Nearly 40 years ago our country was introduced to two major phenomena centering around cults: namely, the Moonies and the Shiite Muslims. There were others, as well, and I soon became fascinated with the dynamics of cults and cult leaders (both religious and secular) in general — leading me to read a number of books and articles, some even written by those who had been deprogrammed after spending time in a cult.

Recent statements from President Trump have led me to go back and review some of these cult and cult leader characteristics, and a 2012 article in Psychology Today reminded me, unfortunately, of some uncanny comparisons between the prototypical cult leader and Trump. This was echoed recently by U.S. Sen. Bob Corker (R-Tenn.), who admitted, "It's becoming a cultish thing, isn't it?"

In general, a cult leader is charismatic, commands adoring fans or members and sets himself apart by demanding of his followers rules and restrictions that the cult leader dismisses as guides for his own way of life. The cult leader could require his followers to rid themselves of personal wealth and property, while he himself bathed in luxury. He would forbid drugs and sex, while indulging himself in these and in anything and anyone else he pleased.

While these characteristics may or may not specifically relate to our president, his base sees him as a strong leader protecting them and saving them, so that he is able to say and do things that might be the downfall for anyone else. It does not seem to matter if the statements are true or false (I recently heard that for Trump "truth is an option") — if they emanate from him, they must be true and operative.

The article in Psychology Today listed 50 characteristics of a cult leader, and I was amazed (and appalled) to discover that our president exhibited at least 80 percent of them. Without listing them all, here are some of the ones that I, at least, found the most interesting — and troubling:

• Requires excessive admiration from his followers.

• Has a sense of entitlement, expecting to be treated special at all times.

• Is arrogant and haughty in his behavior or attitude.

• Is hypersensitive as to how he is seen by others.

• Anyone who criticizes him is "the enemy."

• When criticized, he tends to lash out not just with anger, but with rage.

• Habitually puts down others as inferior, as only he is superior.

• Believes he possesses the answers and solutions to the world's problems.

• Has "magical" answers or solutions to problems.

• Is frequently boastful of his accomplishments.

• Needs to be the center of attention.

• Conceals background or family (or tax returns?) that would disclose how plain and ordinary he is.

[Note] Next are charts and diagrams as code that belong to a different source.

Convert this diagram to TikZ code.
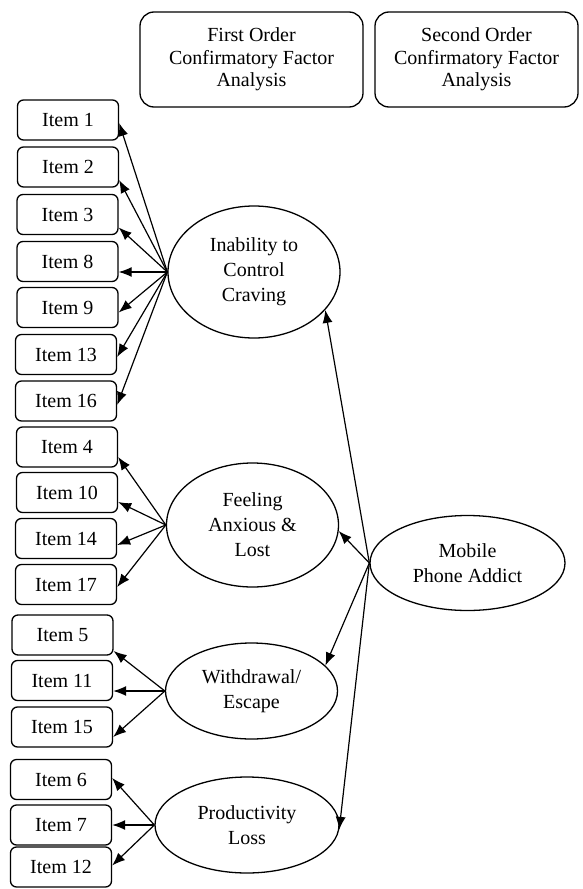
\documentclass[tikz,border=0pt]{standalone}
\usepackage{fontspec}
\setmainfont{Liberation Serif}
\usetikzlibrary{shapes.geometric,arrows.meta}
\begin{document}
\begin{tikzpicture}[x=1pt,y=-1pt,
  itembox/.style={draw, rounded corners=6pt, minimum width=101pt, minimum height=40pt, inner sep=0pt, font=\fontsize{20}{24}\selectfont, line width=1.3pt},
  head/.style={draw, rounded corners=14pt, align=center, inner sep=0pt, font=\fontsize{20}{22.5}\selectfont, line width=1.3pt, minimum height=95pt},
  factor/.style={draw, ellipse, align=center, inner sep=0pt, font=\fontsize{20}{25}\selectfont, line width=1.3pt},
  link/.style={line width=1.2pt, -{Latex[length=13pt,width=10pt]}}
]
\useasboundingbox (0,0) rectangle (583,889);

% headers
\node[head, minimum width=223pt] (h1) at (251.5,59.5) {First Order\\Confirmatory Factor\\Analysis};
\node[head, minimum width=203pt] (h2) at (476.5,59.5) {Second Order\\Confirmatory Factor\\Analysis};

% items
\node[itembox] (i1)  at (68,120)    {Item 1};
\node[itembox] (i2)  at (68,167)    {Item 2};
\node[itembox] (i3)  at (67.5,214.5) {Item 3};
\node[itembox] (i8)  at (67.5,261.5) {Item 8};
\node[itembox] (i9)  at (67.5,307.5) {Item 9};
\node[itembox] (i13) at (66,354.5)  {Item 13};
\node[itembox] (i16) at (66,401)    {Item 16};
\node[itembox] (i4)  at (67,447)    {Item 4};
\node[itembox] (i10) at (67,492.5)  {Item 10};
\node[itembox] (i14) at (66,538.5)  {Item 14};
\node[itembox] (i17) at (66,584.5)  {Item 17};
\node[itembox] (i5)  at (62.5,635)  {Item 5};
\node[itembox] (i11) at (62,680.5)  {Item 11};
\node[itembox] (i15) at (62,727)    {Item 15};
\node[itembox] (i6)  at (61,779.5)  {Item 6};
\node[itembox] (i7)  at (61,825)    {Item 7};
\node[itembox] (i12) at (61,867)    {Item 12};

% factors
\node[factor, minimum width=172pt, minimum height=132pt] (inab)  at (254,272) {Inability to\\Control\\Craving};
\node[factor, minimum width=172pt, minimum height=124pt] (feel)  at (252.5,525) {Feeling\\Anxious \&\\Lost};
\node[factor, minimum width=172pt, minimum height=96pt]  (withd) at (251.5,691) {Withdrawal/\\Escape};
\node[factor, minimum width=184pt, minimum height=96pt]  (prod)  at (247,825) {Productivity\\Loss};
\node[factor, minimum width=195pt, minimum height=95pt]  (mob)   at (467.5,563) {Mobile\\Phone Addict};

% first-order loadings
\draw[link] (inab.west) -- ([yshift=-3pt]i1.east);
\draw[link] (inab.west) -- ([yshift=-13pt]i2.east);
\draw[link] (inab.west) -- ([yshift=-13pt]i3.east);
\draw[link] (inab.west) -- ([yshift=-10.5pt]i8.east);
\draw[link] (inab.west) -- ([yshift=-5pt]i9.east);
\draw[link] (inab.west) -- ([yshift=-2.5pt]i13.east);
\draw[link] (inab.west) -- ([yshift=-4pt]i16.east);

\draw[link] (feel.west) -- ([yshift=-10pt]i4.east);
\draw[link] (feel.west) -- ([yshift=-9.5pt]i10.east);
\draw[link] (feel.west) -- ([yshift=-6.5pt]i14.east);
\draw[link] (feel.west) -- ([yshift=-2.5pt]i17.east);

\draw[link] (withd.west) -- ([yshift=-16pt]i5.east);
\draw[link] (withd.west) -- ([yshift=-10.5pt]i11.east);
\draw[link] (withd.west) -- ([yshift=-10pt]i15.east);

\draw[link] (prod.west) -- ([yshift=1.5pt]i6.east);
\draw[link] (prod.west) -- (i7.east);
\draw[link] (prod.west) -- ([yshift=1.5pt]i12.east);

% second-order loadings
\draw[link] (mob.west) -- (inab.-28);
\draw[link] (mob.west) -- (feel.-4);
\draw[link] (mob.west) -- (withd.19);
\draw[link] (mob.west) -- (prod.-3);
\end{tikzpicture}
\end{document}
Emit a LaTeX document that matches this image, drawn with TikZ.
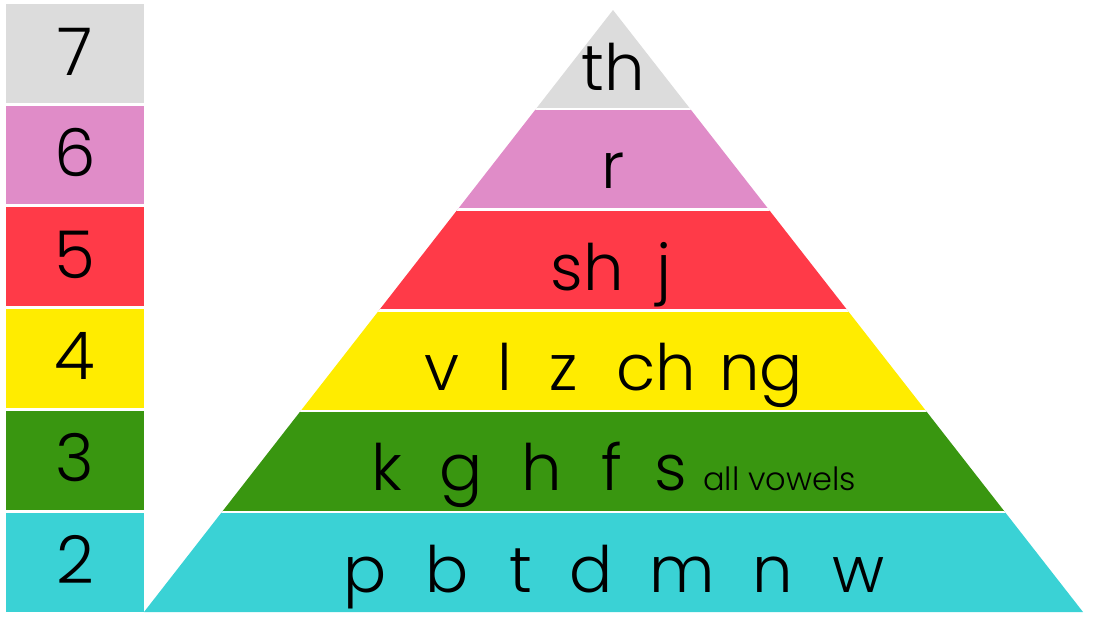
\documentclass[tikz,border=0pt]{standalone}
\usepackage{fontspec}
\setmainfont{Poppins}[UprightFont=* Light]
\definecolor{cgrey}{RGB}{220,220,220}
\definecolor{cpink}{RGB}{224,140,200}
\definecolor{cred}{RGB}{255,58,72}
\definecolor{cyellow}{RGB}{255,236,0}
\definecolor{cgreen}{RGB}{57,150,16}
\definecolor{ccyan}{RGB}{58,210,213}
\begin{document}
\begin{tikzpicture}[x=1pt,y=-1pt,
  num/.style={inner sep=0pt, anchor=base, font=\fontsize{66}{66}\selectfont},
  big/.style={inner sep=0pt, anchor=base, font=\fontsize{64}{64}\selectfont},
  small/.style={inner sep=0pt, anchor=base west, font=\fontsize{32}{32}\selectfont},
  sep/.style={white, line width=2.4pt}]
\useasboundingbox (0,0) rectangle (1099,621);
% level boxes
\fill[cgrey]   (6,4)     rectangle (144,102.7);
\fill[cpink]   (6,105.7) rectangle (144,204.4);
\fill[cred]    (6,207.4) rectangle (144,306.1);
\fill[cyellow] (6,309.1) rectangle (144,407.8);
\fill[cgreen]  (6,410.8) rectangle (144,509.5);
\fill[ccyan]   (6,512.5) rectangle (144,611.7);
\node[num] (n7) at (75,75)    {7};
\node[num] (n6) at (75,176.5) {6};
\node[num] (n5) at (75,278.2) {5};
\node[num] (n4) at (75,379.9) {4};
\node[num] (n3) at (75,481.6) {3};
\node[num] (n2) at (75,583.3) {2};
% pyramid
\begin{scope}
\clip (613,10) -- (144,612) -- (1083,612) -- cycle;
\fill[cgrey]   (140,0)     rectangle (1099,108.8);
\fill[cpink]   (140,108.8) rectangle (1099,209.6);
\fill[cred]    (140,209.6) rectangle (1099,310.4);
\fill[cyellow] (140,310.4) rectangle (1099,411.2);
\fill[cgreen]  (140,411.2) rectangle (1099,512);
\fill[ccyan]   (140,512)   rectangle (1099,621);
\draw[sep] (140,108.8) -- (1099,108.8);
\draw[sep] (140,209.6) -- (1099,209.6);
\draw[sep] (140,310.4) -- (1099,310.4);
\draw[sep] (140,411.2) -- (1099,411.2);
\draw[sep] (140,512)   -- (1099,512);
\end{scope}
% row 7
\node[big] (th) at (613.5,90) {th};
% row 6
\node[big] (r) at (613,188) {r};
% row 5
\node[big] (sh) at (587.5,290) {sh};
\node[big] (j) at (664,290) {j};
% row 4
\node[big] (v) at (441.5,390) {v};
\node[big] (l) at (504.5,390) {l};
\node[big] (z) at (563.5,390) {z};
\node[big] (ch) at (656.5,390) {ch};
\node[big] (ng) at (761,390) {ng};
% row 3
\node[big] (k) at (387,490) {k};
\node[big] (g) at (461,490) {g};
\node[big] (h) at (541.5,490) {h};
\node[big] (f) at (611.5,490) {f};
\node[big] (s) at (671,490) {s};
\node[small] (vow) at (703,490) {all vowels};
% row 2
\node[big] (p) at (365,592) {p};
\node[big] (b) at (447.5,592) {b};
\node[big] (t) at (520.5,592) {t};
\node[big] (d) at (591,592) {d};
\node[big] (m) at (682.5,592) {m};
\node[big] (n) at (772.5,592) {n};
\node[big] (w) at (858.5,592) {w};
\end{tikzpicture}
\end{document}
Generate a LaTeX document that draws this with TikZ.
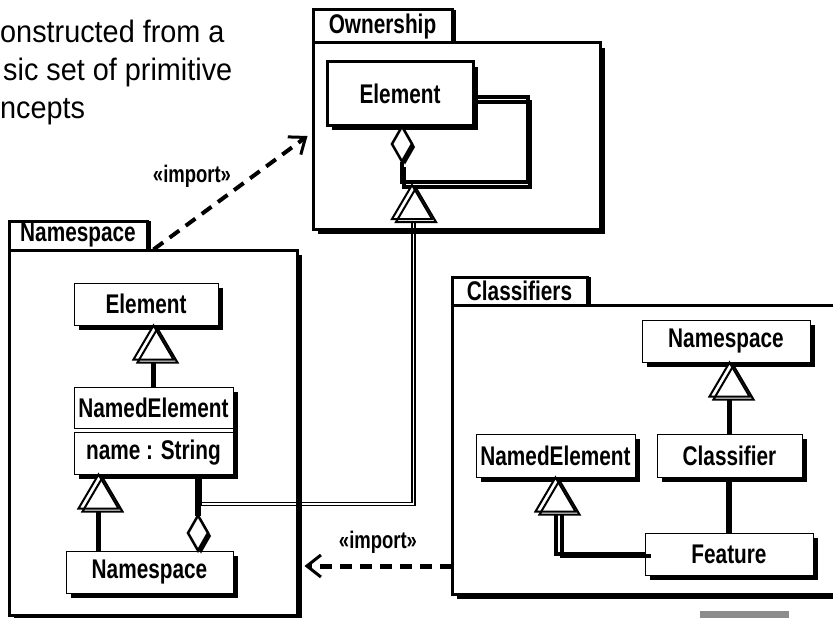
\documentclass[tikz,border=0pt]{standalone}
\usepackage{fontspec}
\setmainfont{Liberation Sans}
\newfontfamily\lblfont{Liberation Sans}[FakeStretch=0.77]
\newfontfamily\capfont{Liberation Sans}[FakeStretch=0.93]
\usetikzlibrary{arrows.meta,shadows,calc}
\definecolor{bargray}{RGB}{140,140,140}

\tikzset{
  boxshadow/.style={drop shadow={shadow xshift=5pt,shadow yshift=-5pt,opacity=1,fill=black}},
  lbl/.style={font=\lblfont\bfseries\fontsize{27}{31}\selectfont},
  stereo/.style={font=\lblfont\bfseries\fontsize{24}{27}\selectfont,inner sep=0pt},
  captext/.style={font=\capfont\fontsize{31}{36}\selectfont,inner sep=0pt},
  classbox/.style={draw,line width=1pt,fill=white,inner sep=0pt,lbl,boxshadow},
  pkgtab/.style={draw,line width=3pt,fill=white,inner sep=0pt,lbl,
    drop shadow={shadow xshift=4pt,shadow yshift=0pt,opacity=1,fill=black}},
  pkgbody/.style={draw,line width=3pt,fill=white,inner sep=0pt,boxshadow},
  solidlink/.style={line width=5.5pt},
  cast/.style n args={3}{line width=#1,
    preaction={draw,line width=#1,transform canvas={xshift=#2,yshift=#3}}},
  importlink/.style={line width=4pt,dash pattern=on 12pt off 8pt,
    -{Straight Barb[length=14pt,width=22pt,line width=3pt]}},
  aggdiamond/.pic={
    \fill[black] (3,3)--(13,20.5)--(3,38)--(-7,20.5)--cycle;
    \draw[line width=2.5pt,fill=white] (0,0)--(10,17.5)--(0,35)--(-10,17.5)--cycle;
  },
  gentri/.pic={
    \fill[white] (0,0)--(24,37)--(-20,37)--(-20,34)--cycle;
    \draw[line width=2pt] (4,3)--(24,37)--(-16,37)--cycle;
    \draw[line width=2pt] (0,0)--(20,34)--(-20,34)--cycle;
  },
}

\begin{document}
\begin{tikzpicture}[x=1pt,y=-1pt]
\useasboundingbox (0,0) rectangle (833,618);
\clip (0,0) rectangle (833,618);

% heading text
\node[captext,anchor=base west] (cap1) at (0,43) {onstructed from a};
\node[captext,anchor=base west] (cap2) at (3,81) {sic set of primitive};
\node[captext,anchor=base west] (cap3) at (0,118) {ncepts};

% package tabs
\node[pkgtab,minimum width=139pt,minimum height=33pt] (ownTab) at (382.5,26.5) {Ownership};
\node[pkgtab,minimum width=138pt,minimum height=29pt] (nsTab) at (78,235.5) {Namespace};
\node[pkgtab,minimum width=135pt,minimum height=28pt] (clTab) at (519.5,291) {Classifiers};

% package bodies
\node[pkgbody,minimum width=287pt,minimum height=186pt] (ownBody) at (456.5,136) {};
\node[pkgbody,minimum width=288pt,minimum height=365.5pt] (nsBody) at (153,432.75) {};
\node[pkgbody,minimum width=418pt,minimum height=289pt] (clBody) at (661,449.5) {};

% Ownership
\node[classbox,line width=3pt,minimum width=146pt,minimum height=63pt] (own) at (400,93.5) {Element};

% Namespace
\node[classbox,minimum width=144pt,minimum height=42pt] (nsElem) at (146,304) {Element};
\node[fill=white,inner sep=0pt,boxshadow,minimum width=159pt,minimum height=87pt] (nsNEbg) at (153.5,430.5) {};
\node[draw,line width=1pt,inner sep=0pt,lbl,minimum width=159pt,minimum height=41pt] (nsNE) at (153.5,407.5) {NamedElement};
\node[draw,line width=1pt,inner sep=0pt,lbl,minimum width=159pt,minimum height=42pt] (nsAttr) at (153.5,453) {name : String};
\node[classbox,minimum width=167pt,minimum height=42pt] (nsNS) at (149.5,572) {Namespace};

% Classifiers
\node[classbox,minimum width=168pt,minimum height=42pt] (clNS) at (726,341) {Namespace};
\node[classbox,minimum width=159pt,minimum height=43pt] (clNE) at (555.5,455.5) {NamedElement};
\node[classbox,minimum width=145pt,minimum height=43pt] (clCl) at (729.5,455.5) {Classifier};
\node[classbox,minimum width=168pt,minimum height=42pt] (clFe) at (729,554) {Feature};

% Ownership: Element owns Element
\draw[cast={4pt}{2pt}{-5pt}] ([xshift=2pt,yshift=-35pt]own.south) -- ++(0,20) -- ++(126,0) |- ([yshift=-3.5pt]own.east);
\pic at ([xshift=2pt]own.south) {aggdiamond};

% Namespace: generalizations and ownership
\draw[solidlink] (nsNE.north) -- ($(nsNE.north |- nsElem.south)+(0,34)$);
\pic at (nsNE.north |- nsElem.south) {gentri};
\draw[solidlink] ([xshift=-51pt]nsNS.north) -- ([xshift=-55pt,yshift=-34pt]nsAttr.south);
\pic at ([xshift=-55pt]nsAttr.south) {gentri};
\draw[solidlink] ([xshift=44.5pt]nsAttr.south) -- ([xshift=48.5pt,yshift=35pt]nsNS.north);
\pic at ([xshift=48.5pt,yshift=35pt]nsNS.north) {aggdiamond};

% NamedElement specializes Ownership::Element
\coordinate (ownGen) at (412,185);
\draw[cast={1.3pt}{3pt}{-3pt}] ([xshift=44.5pt]nsAttr.south) -- ++(0,28) -| ([yshift=-34pt]ownGen);
\pic at (ownGen) {gentri};

% Classifiers
\draw[solidlink] (clCl.north) -- ($(clCl.north |- clNS.south)+(0,34)$);
\pic at (clCl.north |- clNS.south) {gentri};
\draw[solidlink] (clFe.north) -- (clFe.north |- clCl.south);
\draw[cast={4pt}{6pt}{-2pt}] (clFe.west) -| ([yshift=-34pt]clNE.south);
\pic at (clNE.south) {gentri};

% imports
\draw[importlink] ([xshift=5pt,yshift=2pt]nsTab.south east) -- ([xshift=-4pt]ownBody.west);
\node[stereo] (imp1) at (192,176) {«import»};
\coordinate (clImp) at (452,566);
\draw[importlink,line width=5pt] (clImp) -- ($(nsBody.east |- clImp)+(6,0)$);
\node[stereo] (imp2) at (378,542) {«import»};

% scroll bar fragment
\fill[bargray] (700,611) rectangle (789,618);
\end{tikzpicture}
\end{document}
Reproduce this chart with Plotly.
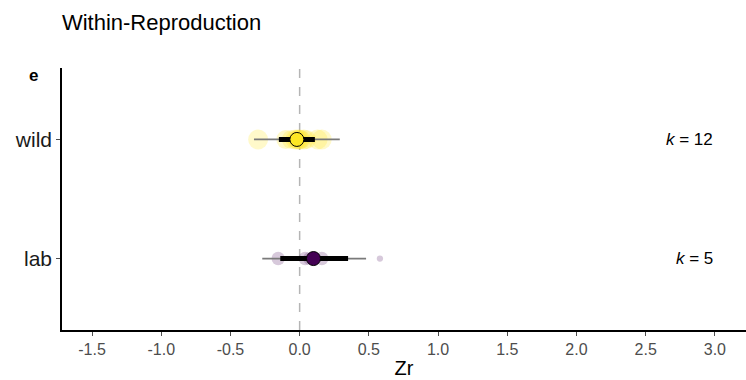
import plotly.graph_objects as go
import numpy as np

# Moderator levels (bottom to top)
groups = ["lab", "wild"]
group_pos = [1, 2]
k_values = [5, 12]

# Model estimates per group: mean, 95% CI, 95% PI
est_mean = [0.10, -0.02]
ci_low = [-0.14, -0.15]
ci_high = [0.35, 0.11]
pi_low = [-0.27, -0.33]
pi_high = [0.48, 0.29]

# Individual effect sizes (Zr) and their precision (1/SE)
lab_zr = [-0.155, 0.04, 0.07, 0.16, 0.58]
lab_prec = [4.5, 4.5, 4.0, 4.5, 1.0]
wild_zr = [-0.30, -0.10, -0.06, -0.03, -0.02, -0.01, 0.00, 0.01, 0.03, 0.05, 0.13, 0.16]
wild_prec = [10, 9, 9, 10, 9, 10, 10, 9, 10, 9, 10, 10]

fill_solid = ["#440154", "#FDE725"]
fill_soft = ["rgba(68,1,84,0.3)", "rgba(253,231,37,0.35)"]

font_main = "Liberation Sans, Arial, sans-serif"

fig = go.Figure()

# Individual effect sizes, sized by precision
for zr, prec, pos, col in [(lab_zr, lab_prec, 1, fill_soft[0]), (wild_zr, wild_prec, 2, fill_soft[1])]:
    fig.add_trace(go.Scatter(
        x=zr, y=[pos] * len(zr), mode="markers",
        marker=dict(size=[6.3 * np.sqrt(p) for p in prec], color=col, line=dict(width=0)),
        hoverinfo="x", showlegend=False))

# Prediction intervals (thin) and confidence intervals (thick)
for i, pos in enumerate(group_pos):
    fig.add_trace(go.Scatter(
        x=[pi_low[i], pi_high[i]], y=[pos, pos], mode="lines",
        line=dict(color="#7a7a7a", width=1.8), showlegend=False, hoverinfo="skip"))
    fig.add_trace(go.Scatter(
        x=[ci_low[i], ci_high[i]], y=[pos, pos], mode="lines",
        line=dict(color="black", width=5), showlegend=False, hoverinfo="skip"))

# Group means
fig.add_trace(go.Scatter(
    x=est_mean, y=group_pos, mode="markers",
    marker=dict(size=14, color=fill_solid, line=dict(color="black", width=1)),
    showlegend=False))

# Reference line at zero
fig.add_shape(type="line", x0=0, x1=0, y0=0, y1=1, xref="x", yref="paper",
              line=dict(color="#b5b5b5", width=1.5, dash="dash"), layer="below")

# Number of effect sizes per group
for pos, k in zip(group_pos, k_values):
    fig.add_annotation(x=3.0, y=pos, xref="x", yref="y", xanchor="right", yanchor="middle",
                       text=f"<i>k</i> = {k}", showarrow=False,
                       font=dict(family=font_main, size=17, color="black"))

# Panel tag
fig.add_annotation(x=-0.051, y=0.973, xref="paper", yref="paper", xanchor="left", yanchor="middle",
                   text="<b>e</b>", showarrow=False,
                   font=dict(family=font_main, size=17, color="black"))

fig.update_layout(
    width=746, height=380,
    margin=dict(l=62, r=0, t=68, b=50),
    plot_bgcolor="white", paper_bgcolor="white",
    title=dict(text="Within-Reproduction", x=0.083, xanchor="left", y=0.942, yanchor="middle",
               font=dict(family=font_main, size=22, color="black")),
    xaxis=dict(range=[-1.717, 3.225], tickvals=[-1.5, -1.0, -0.5, 0.0, 0.5, 1.0, 1.5, 2.0, 2.5, 3.0],
               ticktext=["-1.5", "-1.0", "-0.5", "0.0", "0.5", "1.0", "1.5", "2.0", "2.5", "3.0"],
               ticks="outside", ticklen=4, tickcolor="#4d4d4d", tickwidth=1,
               showline=True, linecolor="black", linewidth=1.6, showgrid=False, zeroline=False,
               tickfont=dict(family=font_main, size=16, color="#4d4d4d"),
               title=dict(text="Zr", font=dict(family=font_main, size=20, color="black"), standoff=4)),
    yaxis=dict(range=[0.4, 2.6], tickvals=group_pos, ticktext=groups,
               ticks="outside", ticklen=4, tickcolor="#4d4d4d", tickwidth=1,
               showline=True, linecolor="black", linewidth=1.6, showgrid=False, zeroline=False,
               tickfont=dict(family=font_main, size=21, color="#1a1a1a")),
)

fig.write_html("out.html")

• Doesn't seem to feel guilty for anything he has done wrong nor does he apologize for his actions.

Lest we become callous to our "new normal," we need to keep these (and the other 37 characteristics) in mind. The Psychology Today article concludes this way: "When a cult or organizational leader has a preponderance of these traits, then we can anticipate that at some point those who associate with him will likely suffer physically, emotionally, psychologically or financially."

Rabbi Eugene Levy led Congregation B'nai Israel in Little Rock from 1987 until 2011.